① 業者間物件流通サービスによるスピーディな顧客基盤の拡大
当社の成長を加速するためには、業者間物件流通サービスの利用者数を増やし、顧客基盤を拡大させていくことが重要であると認識しております。当社の業者間物件流通サービスは「不動産BB」とM&Aによってラインナップに加わった「リアプロ」の2つのサービスがあり、サービス統合に向けて現在開発中であります。今年秋にリリースを予定しており、サービスの統合をキーに一弾の成長を図ってまいる所存であります。
② 営業戦略の推進と生産性向上
当社グループの成長戦略の一つである全国30拠点、地域密着型のコンサルタントを活かしたマーケットシェア拡大を実現するためには、エリアや顧客のセグメントに合わせた営業施策および、既存の営業社員のさらなる戦力強化が重要であると認識しております。
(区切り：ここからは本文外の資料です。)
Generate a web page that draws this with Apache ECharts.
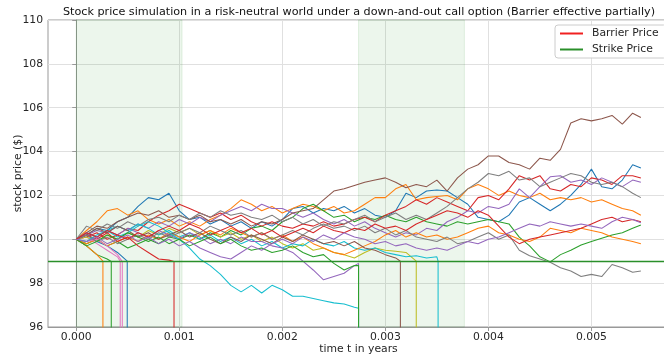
<!DOCTYPE html>
<html>
<head>
<meta charset="utf-8">
<script src="https://cdn.jsdelivr.net/npm/echarts@6/dist/echarts.min.js"></script>
<style>
html,body{margin:0;padding:0;background:#fff;}
#chart{width:664px;height:359px;}
</style>
</head>
<body>
<div id="chart"></div>
<script>
// ---- data ----
const titleText = 'Stock price simulation in a risk-neutral world under a down-and-out call option (Barrier effective partially)';
const xAxisName = 'time t in years';
const yAxisName = 'stock price ($)';
const xTickValues = [0, 0.001, 0.002, 0.003, 0.004, 0.005];
const xMin = -0.000274;
const xMax = 0.005753;
const yMin = 96;
const yMax = 110;
const yStep = 2;
const strikePrice = 99;
const barrierWindows = [[0, 0.001027], [0.00274, 0.003767]];
const knockoutLevel = 0;

const times = [0,0.0001,0.0002,0.0003,0.0004,0.0005,0.0006,0.0007,0.0008,0.0009,
  0.0010,0.0011,0.0012,0.0013,0.0014,0.0015,0.0016,0.0017,0.0018,0.0019,
  0.0020,0.0021,0.0022,0.0023,0.0024,0.0025,0.0026,0.0027,0.0028,0.0029,
  0.0030,0.0031,0.0032,0.0033,0.0034,0.0035,0.0036,0.0037,0.0038,0.0039,
  0.0040,0.0041,0.0042,0.0043,0.0044,0.0045,0.0046,0.0047,0.0048,0.0049,
  0.0050,0.0051,0.0052,0.0053,0.0054,0.00548];

// surviving paths (one value per entry of times)
const pathBrownA = [100,100.3,100.6,100.5,100.8,101.0,101.2,101.1,101.3,101.0,
  101.1,100.9,101.1,100.8,100.9,100.7,100.9,100.6,100.8,100.7,
  100.9,101.2,101.3,101.4,101.8,102.2,102.3,102.45,102.6,102.7,
  102.8,102.6,102.35,102.5,102.4,102.7,102.2,102.8,103.2,103.4,
  103.8,103.8,103.5,103.4,103.2,103.7,103.6,104.1,105.3,105.5,
  105.4,105.5,105.65,105.25,105.75,105.55];
const pathBlueA = [100,100.2,100.5,100.4,100.8,101.0,101.5,101.9,101.8,102.1,
  101.3,100.9,101.0,100.7,100.9,100.6,100.8,100.5,100.8,100.6,
  100.9,101.4,101.5,101.2,101.4,101.3,101.5,101.2,101.4,101.1,
  101.0,101.3,102.1,101.9,102.2,102.25,102.2,101.9,101.6,101.0,
  100.9,100.8,101.1,101.7,101.9,101.6,101.3,101.6,102.0,102.5,
  103.2,102.4,102.3,102.7,103.4,103.25];
const pathRedA = [100,100.1,100.3,100.0,100.2,100.5,100.4,100.8,101.1,101.3,
  101.6,101.4,101.2,101.0,101.2,100.9,101.1,100.8,100.6,100.8,
  100.6,100.5,100.7,100.6,100.8,100.6,100.7,100.9,101.0,100.8,
  101.1,101.3,101.5,101.8,101.6,101.9,101.7,101.5,101.3,101.9,
  102.0,101.8,102.3,102.9,102.7,102.9,102.3,102.2,102.5,102.4,
  102.8,102.7,102.5,102.9,102.9,102.8];
const pathPurpleA = [100,100.2,100.4,100.3,100.6,100.4,100.7,100.5,100.8,100.6,
  100.9,100.7,101.0,100.8,101.1,101.3,101.5,101.3,101.6,101.4,
  101.4,101.2,101.0,101.2,100.9,100.7,100.9,100.6,100.8,100.5,
  100.3,100.1,100.3,100.2,100.5,100.4,100.8,101.0,101.3,101.2,
  101.5,101.4,101.6,102.3,101.9,102.4,102.85,102.9,102.6,102.7,
  102.5,102.8,102.6,102.4,102.7,102.6];
const pathGreyA = [100,100.6,100.4,100.7,100.5,100.8,100.6,100.9,101.0,100.8,
  101.1,100.9,101.2,101.0,101.3,101.1,101.2,101.0,100.9,101.1,
  100.8,101.0,100.7,100.9,100.6,100.8,100.7,100.9,101.1,100.8,
  101.0,101.2,100.9,101.1,100.9,101.2,101.5,101.9,102.3,102.6,
  103.0,102.9,103.1,102.7,102.8,102.4,102.6,102.8,103.0,102.9,
  102.6,102.5,102.6,102.4,102.1,101.9];
const pathOrangeA = [100,100.4,100.8,101.3,101.4,101.1,101.3,100.9,100.7,100.9,
  100.6,100.8,100.6,100.9,101.1,101.4,101.8,101.6,101.3,101.5,
  101.2,101.4,101.6,101.5,101.3,101.5,101.2,101.3,101.6,101.9,
  101.9,102.3,102.5,101.8,101.9,101.95,102.0,101.8,102.3,102.5,
  102.3,102.0,102.2,102.0,101.9,102.1,101.8,101.9,101.8,101.9,
  101.7,101.8,101.6,101.4,101.3,101.1];
const pathOrangeB = [100,99.8,100.0,99.7,99.9,100.1,99.9,100.2,100.0,100.3,
  100.1,99.9,100.2,100.4,100.2,100.5,100.3,100.1,100.3,100.0,
  100.2,99.9,100.1,99.8,99.6,99.4,99.3,99.5,99.7,99.9,
  100.2,100.4,100.1,100.3,100.1,100.2,100.0,100.1,100.3,100.5,
  100.6,100.3,100.2,100.0,99.9,100.1,100.5,100.4,100.3,100.5,
  100.4,100.3,100.1,100.0,99.9,99.8];
const pathRedC = [100,100.3,100.1,100.4,100.2,100.0,100.3,100.1,100.4,100.6,
  100.4,100.7,100.5,100.2,100.4,100.6,100.3,100.5,100.2,100.4,
  100.1,100.3,100.5,100.3,100.6,100.4,100.3,100.5,100.4,100.7,
  100.5,100.6,100.4,100.7,100.9,101.1,101.3,101.2,101.0,101.3,
  101.1,100.6,100.1,99.8,100.0,100.1,100.2,100.3,100.4,100.5,
  100.7,100.9,101.0,100.8,100.9,100.8];
const pathPurpleC = [100,99.9,100.1,99.8,100.0,100.2,99.9,100.1,99.8,100.0,
  99.7,99.9,99.6,99.4,99.2,99.1,99.4,99.7,99.5,99.8,
  100.0,99.8,100.1,99.9,100.2,100.0,100.3,100.1,100.0,99.8,
  99.9,99.7,99.8,99.6,99.5,99.6,99.5,99.7,99.9,99.8,
  100.0,100.1,100.3,100.5,100.7,100.6,100.8,100.7,100.6,100.7,
  100.6,100.5,100.8,101.0,100.9,100.75];
const pathGreenA = [100,99.8,100.0,99.7,99.9,99.6,99.8,100.0,99.8,100.1,
  100.0,100.2,100.0,100.3,100.1,100.4,100.2,100.5,100.6,100.4,
  100.8,101.0,101.4,101.6,101.3,101.0,101.1,100.8,101.0,100.9,
  101.1,100.9,100.8,101.0,100.8,100.7,100.6,100.8,100.7,100.8,
  100.9,100.8,100.7,100.1,99.7,99.2,98.97,99.3,99.5,99.74,
  99.9,100.05,100.2,100.3,100.5,100.65];
const pathGreyB = [100,100.2,99.9,100.1,99.8,100.0,100.2,100.0,100.3,100.1,
  100.3,100.5,100.3,100.6,100.4,100.2,100.4,100.1,100.3,100.0,
  100.2,100.4,100.2,100.5,100.7,100.5,100.6,100.4,100.6,100.3,
  100.5,100.2,100.4,100.1,100.0,99.9,100.1,99.8,99.9,100.1,
  100.3,100.0,100.2,99.5,99.25,99.1,98.95,98.7,98.55,98.3,
  98.4,98.3,98.85,98.7,98.5,98.55];

// knocked-out paths: values on times, last value sits at the knock-out time
const pathOrangeC = [100,99.7,99.3,99.0];
const koOrangeC = 0.000259;
const pathGreenB = [100,99.7,99.3,99.1,98.99];
const koGreenB = 0.00034;
const pathPinkA = [100,100.1,99.8,99.5,99.2,99.0];
const koPinkA = 0.000427;
const pathPinkB = [100,99.9,100.0,99.7,99.3,98.98];
const koPinkB = 0.000447;
const pathBlueB = [100,100.2,99.9,99.7,99.4,99.0];
const koBlueB = 0.000495;
const pathRedB = [100,100.2,100.0,100.3,99.9,100.1,99.7,99.4,99.1,99.05,98.99];
const koRedB = 0.000949;
const pathPurpleB = [100,100.3,100.1,100.4,100.2,100.5,100.3,100.1,100.4,100.2,
  100.0,100.3,100.1,99.8,100.0,99.8,100.1,99.9,99.9,99.7,
  99.6,99.4,99.0,98.6,98.15,98.3,98.45,98.8,98.9];
const koPurpleB = 0.00274;
const pathCyanB = [100,99.9,100.2,100.4,100.1,100.3,100.6,100.8,100.6,100.3,
  100.0,99.6,99.1,98.8,98.4,97.9,97.6,97.9,97.55,97.9,
  97.7,97.4,97.4,97.3,97.2,97.1,97.05,96.9,96.85];
const koCyanB = 0.00274;
const pathGreenC = [100,99.7,99.9,100.2,100.0,100.3,100.1,99.9,100.1,99.8,
  100.0,99.7,99.9,100.1,99.8,100.0,99.7,99.5,99.6,99.4,
  99.5,99.7,99.4,99.2,99.3,98.9,98.6,98.8,98.8];
const koGreenC = 0.00274;
const pathBrownB = [100,100.2,100.5,100.3,100.6,100.4,100.1,100.3,100.0,100.2,
  100.4,100.1,100.3,100.0,99.8,100.1,99.9,100.2,100.0,99.8,
  100.1,99.9,100.2,100.0,99.8,99.9,99.7,99.9,99.6,99.5,
  99.3,99.15,99.0];
const koBrownB = 0.003146;
const pathOliveA = [100,100.1,99.9,100.2,100.0,100.3,100.1,100.4,100.2,100.5,
  100.3,100.5,100.2,100.4,100.1,100.3,100.0,100.2,99.9,100.1,
  99.8,99.6,99.8,99.5,99.6,99.4,99.3,99.15,99.4,99.6,
  99.5,99.45,99.4,99.0];
const koOliveA = 0.0033;
const pathCyanA = [100,100.3,100.1,100.4,100.6,100.4,100.7,100.5,100.2,100.4,
  100.1,100.3,100.0,100.2,99.9,100.1,99.8,100.0,99.7,99.9,
  99.6,99.8,99.7,100.0,99.8,99.7,99.9,99.6,99.5,99.6,
  99.4,99.3,99.2,99.25,99.15,99.2,99.0];
const koCyanA = 0.003512;

// ---- styling ----
const tab10 = ['#1f77b4','#ff7f0e','#2ca02c','#d62728','#9467bd','#8c564b','#e377c2','#7f7f7f','#bcbd22','#17becf'];
const FONT = 'DejaVu Sans';
const TXT = '#262626';

const pathList = [
  [pathBlueA, 0, null], [pathOrangeA, 1, null], [pathGreenA, 2, null], [pathRedA, 3, null],
  [pathPurpleA, 4, null], [pathBrownA, 5, null], [pathPinkA, 6, koPinkA], [pathGreyA, 7, null],
  [pathOliveA, 8, koOliveA], [pathCyanA, 9, koCyanA], [pathBlueB, 0, koBlueB], [pathOrangeB, 1, null],
  [pathGreenB, 2, koGreenB], [pathRedB, 3, koRedB], [pathPurpleB, 4, koPurpleB], [pathBrownB, 5, koBrownB],
  [pathPinkB, 6, koPinkB], [pathGreyB, 7, null], [pathCyanB, 9, koCyanB], [pathOrangeC, 1, koOrangeC],
  [pathGreenC, 2, koGreenC], [pathRedC, 3, null], [pathPurpleC, 4, null]
];

function buildData(prices, ko) {
  const out = [];
  if (ko === null) {
    prices.forEach((p, i) => out.push([times[i], p]));
  } else {
    const n = prices.length - 1;
    for (let i = 0; i < n; i++) out.push([times[i], prices[i]]);
    out.push([ko, prices[n]]);
    out.push([ko, knockoutLevel]);
  }
  return out;
}

const series = [];
series.push({
  name: 'Barrier Price', type: 'line', data: [], color: '#f02020', z: 1,
  lineStyle: {color: '#f02020', width: 1.2},
  markArea: {
    silent: true,
    itemStyle: {color: 'rgba(0,128,0,0.075)', borderColor: 'rgba(0,128,0,0.1)', borderWidth: 1, opacity: 1},
    data: barrierWindows.map(w => [{xAxis: w[0]}, {xAxis: w[1]}])
  }
});
pathList.forEach((p, k) => {
  const c = tab10[p[1]];
  series.push({
    name: 'path' + k, type: 'line', data: buildData(p[0], p[2]),
    showSymbol: false, symbol: 'none', z: 2, silent: true,
    lineStyle: {color: c, width: 1.05}, itemStyle: {color: c}
  });
});
series.push({
  name: 'Strike Price', type: 'line', data: [], color: '#2a8f2a', z: 3,
  lineStyle: {color: '#2a8f2a', width: 1.2},
  markLine: {
    symbol: 'none', silent: true, label: {show: false},
    lineStyle: {color: '#2a8f2a', width: 1.4, type: 'solid'},
    data: [{yAxis: strikePrice}]
  }
});

const chart = echarts.init(document.getElementById('chart'), null, {renderer: 'canvas'});
chart.setOption({
  animation: false,
  backgroundColor: '#ffffff',
  graphic: [{
    type: 'text', x: 359, y: 12, z: 10,
    style: {text: titleText, font: '11.2px "DejaVu Sans"', fill: '#111', textAlign: 'center', textVerticalAlign: 'middle'}
  }],
  legend: {
    data: ['Barrier Price', 'Strike Price'],
    orient: 'vertical', left: 555, top: 25,
    icon: 'rect', itemWidth: 23, itemHeight: 2, itemGap: 5,
    padding: [3, 8, 3, 5],
    backgroundColor: 'rgba(255,255,255,0.9)', borderColor: '#cccccc', borderWidth: 1, borderRadius: 3,
    textStyle: {fontFamily: FONT, fontSize: 10.8, color: TXT, padding: [0, 0, 0, 4]},
    selectedMode: false
  },
  grid: {left: 48, right: -5, top: 20, bottom: 32, show: true, borderColor: '#999', borderWidth: 1,
    containLabel: false, outerBoundsMode: 'none'},
  xAxis: {
    type: 'value', min: xMin, max: xMax,
    name: xAxisName, nameLocation: 'middle', nameGap: 17, nameMoveOverlap: false,
    nameTextStyle: {fontFamily: FONT, fontSize: 10.8, color: TXT},
    axisLine: {show: true, lineStyle: {color: '#999'}},
    axisTick: {show: true, length: 4, customValues: xTickValues, lineStyle: {color: '#999'}},
    axisLabel: {customValues: xTickValues, formatter: v => v.toFixed(3), fontFamily: FONT, fontSize: 10.8, color: TXT, margin: 5},
    splitLine: {show: true, lineStyle: {color: '#e0e0e0', width: 1}}
  },
  yAxis: {
    type: 'value', min: yMin, max: yMax, interval: yStep,
    name: yAxisName, nameLocation: 'middle', nameGap: 24, nameRotate: 90, nameMoveOverlap: false,
    nameTextStyle: {fontFamily: FONT, fontSize: 10.8, color: TXT},
    axisLine: {show: true, lineStyle: {color: '#999'}},
    axisTick: {show: true, length: 4, lineStyle: {color: '#999'}},
    axisLabel: {fontFamily: FONT, fontSize: 10.8, color: TXT, margin: 5},
    splitLine: {show: true, lineStyle: {color: '#e0e0e0', width: 1}}
  },
  series: series
});
</script>
</body>
</html>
また、生産性向上に向けては、インサイドセールス・カスタマーサクセスを活用した顧客からの反響対応の改善や、営業部門全体での蓄積されたナレッジの共有等を行い、改善を図ってまいります。
③ 既存事業の強化
新規顧客および既存顧客へのアップセル・クロスセルによる業績の拡大に向けては、既存事業である仲介ソリューション、管理ソリューションの商品強化が重要であると認識しております。市場の変化、法改正、顧客から得た情報を十分に活かし、商品のリニューアル、またはバージョンアップに向けて商品強化を推進してまいります。
④ AI・ビッグデータを活用した新規事業
当社グループは、AI・ビッグデータを活用し、新規事業の強化を進めていくことが重要であると認識しております。当社グループが持つ膨大な物件情報・入居者属性のデータは、不動産市場における消費者の行動分析や購買分析、投資家に向けた資産価値の評価など、分析手法によって多数のアプローチが可能な内容になっております。すでに賃貸住宅の賃料および空室率に関する指標(インデックス)「CRIX」の販売やAI査定を搭載した「空室対策ロボ」でのデータ活用を開始しております。不動産業界への新たなソリューション提供および不動産業界DX化の加速実現に向けて、当社グループでは引き続き研究開発等、活動を推進してまいります。
⑤ 市場拡大・新規開業企業への対応
国土交通省の報告によれば、宅建業者数は微増で推移しており、法人業者数は増加傾向にあります。また、毎年6,000社以上の事業者が新規開業を行っており、その度に設備投資による商談の機会が創出されております。不動産事業へのソリューションを提供する当社としては、新規開業事業者に向けて、販売の強化を行っていくことが重要であると認識しております。営業拠点からの活動だけでなく、Webマーケティングによるプロモーション活動やカスタマーサクセス部隊による活動等、様々な角度から販売を強化し、課題解決に向けて取り組んでまいります。